### Problem
Images are not part of the copy; write out the rest of the data exactly as given.
——————————
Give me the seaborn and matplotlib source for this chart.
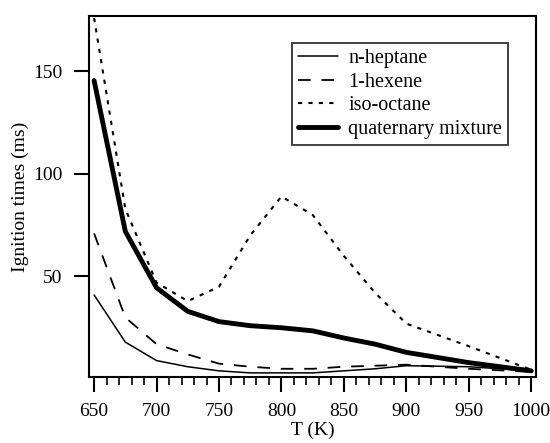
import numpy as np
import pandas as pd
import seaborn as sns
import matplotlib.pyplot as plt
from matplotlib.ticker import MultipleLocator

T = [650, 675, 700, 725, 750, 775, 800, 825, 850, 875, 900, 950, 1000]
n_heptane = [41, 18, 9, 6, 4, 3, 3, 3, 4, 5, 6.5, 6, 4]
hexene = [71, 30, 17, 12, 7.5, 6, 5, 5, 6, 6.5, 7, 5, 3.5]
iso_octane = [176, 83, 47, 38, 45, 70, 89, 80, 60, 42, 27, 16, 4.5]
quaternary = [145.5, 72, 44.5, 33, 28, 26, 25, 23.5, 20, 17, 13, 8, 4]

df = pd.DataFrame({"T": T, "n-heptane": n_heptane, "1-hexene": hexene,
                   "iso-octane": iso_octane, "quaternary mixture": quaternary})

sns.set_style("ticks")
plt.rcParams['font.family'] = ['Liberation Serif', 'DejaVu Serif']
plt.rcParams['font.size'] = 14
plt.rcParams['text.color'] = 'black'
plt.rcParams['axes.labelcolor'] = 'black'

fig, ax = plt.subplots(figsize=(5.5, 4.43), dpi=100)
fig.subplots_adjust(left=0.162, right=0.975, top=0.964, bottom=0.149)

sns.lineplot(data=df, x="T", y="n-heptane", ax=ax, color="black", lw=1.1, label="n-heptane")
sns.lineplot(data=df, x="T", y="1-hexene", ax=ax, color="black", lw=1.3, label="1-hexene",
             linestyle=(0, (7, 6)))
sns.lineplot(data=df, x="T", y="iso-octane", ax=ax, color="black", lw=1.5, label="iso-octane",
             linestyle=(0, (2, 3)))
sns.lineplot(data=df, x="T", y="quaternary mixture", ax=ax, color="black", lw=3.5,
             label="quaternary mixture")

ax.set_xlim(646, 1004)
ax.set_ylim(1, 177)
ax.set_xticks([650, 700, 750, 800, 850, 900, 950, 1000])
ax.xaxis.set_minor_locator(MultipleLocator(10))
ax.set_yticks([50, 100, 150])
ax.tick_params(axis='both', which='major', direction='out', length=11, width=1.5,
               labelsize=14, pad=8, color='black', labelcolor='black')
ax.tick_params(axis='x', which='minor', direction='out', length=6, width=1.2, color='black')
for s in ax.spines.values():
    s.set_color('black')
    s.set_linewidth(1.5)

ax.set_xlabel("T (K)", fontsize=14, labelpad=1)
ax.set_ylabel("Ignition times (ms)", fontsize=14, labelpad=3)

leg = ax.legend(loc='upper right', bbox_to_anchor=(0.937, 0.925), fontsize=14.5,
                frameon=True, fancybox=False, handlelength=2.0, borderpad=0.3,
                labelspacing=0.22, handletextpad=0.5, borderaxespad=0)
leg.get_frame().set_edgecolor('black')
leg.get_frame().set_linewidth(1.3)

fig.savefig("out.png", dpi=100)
——————————
### Complete response
Give me the seaborn and matplotlib source for this chart.
import numpy as np
import pandas as pd
import seaborn as sns
import matplotlib.pyplot as plt
from matplotlib.ticker import MultipleLocator

T = [650, 675, 700, 725, 750, 775, 800, 825, 850, 875, 900, 950, 1000]
n_heptane = [41, 18, 9, 6, 4, 3, 3, 3, 4, 5, 6.5, 6, 4]
hexene = [71, 30, 17, 12, 7.5, 6, 5, 5, 6, 6.5, 7, 5, 3.5]
iso_octane = [176, 83, 47, 38, 45, 70, 89, 80, 60, 42, 27, 16, 4.5]
quaternary = [145.5, 72, 44.5, 33, 28, 26, 25, 23.5, 20, 17, 13, 8, 4]

df = pd.DataFrame({"T": T, "n-heptane": n_heptane, "1-hexene": hexene,
                   "iso-octane": iso_octane, "quaternary mixture": quaternary})

sns.set_style("ticks")
plt.rcParams['font.family'] = ['Liberation Serif', 'DejaVu Serif']
plt.rcParams['font.size'] = 14
plt.rcParams['text.color'] = 'black'
plt.rcParams['axes.labelcolor'] = 'black'

fig, ax = plt.subplots(figsize=(5.5, 4.43), dpi=100)
fig.subplots_adjust(left=0.162, right=0.975, top=0.964, bottom=0.149)

sns.lineplot(data=df, x="T", y="n-heptane", ax=ax, color="black", lw=1.1, label="n-heptane")
sns.lineplot(data=df, x="T", y="1-hexene", ax=ax, color="black", lw=1.3, label="1-hexene",
             linestyle=(0, (7, 6)))
sns.lineplot(data=df, x="T", y="iso-octane", ax=ax, color="black", lw=1.5, label="iso-octane",
             linestyle=(0, (2, 3)))
sns.lineplot(data=df, x="T", y="quaternary mixture", ax=ax, color="black", lw=3.5,
             label="quaternary mixture")

ax.set_xlim(646, 1004)
ax.set_ylim(1, 177)
ax.set_xticks([650, 700, 750, 800, 850, 900, 950, 1000])
ax.xaxis.set_minor_locator(MultipleLocator(10))
ax.set_yticks([50, 100, 150])
ax.tick_params(axis='both', which='major', direction='out', length=11, width=1.5,
               labelsize=14, pad=8, color='black', labelcolor='black')
ax.tick_params(axis='x', which='minor', direction='out', length=6, width=1.2, color='black')
for s in ax.spines.values():
    s.set_color('black')
    s.set_linewidth(1.5)

ax.set_xlabel("T (K)", fontsize=14, labelpad=1)
ax.set_ylabel("Ignition times (ms)", fontsize=14, labelpad=3)

leg = ax.legend(loc='upper right', bbox_to_anchor=(0.937, 0.925), fontsize=14.5,
                frameon=True, fancybox=False, handlelength=2.0, borderpad=0.3,
                labelspacing=0.22, handletextpad=0.5, borderaxespad=0)
leg.get_frame().set_edgecolor('black')
leg.get_frame().set_linewidth(1.3)

fig.savefig("out.png", dpi=100)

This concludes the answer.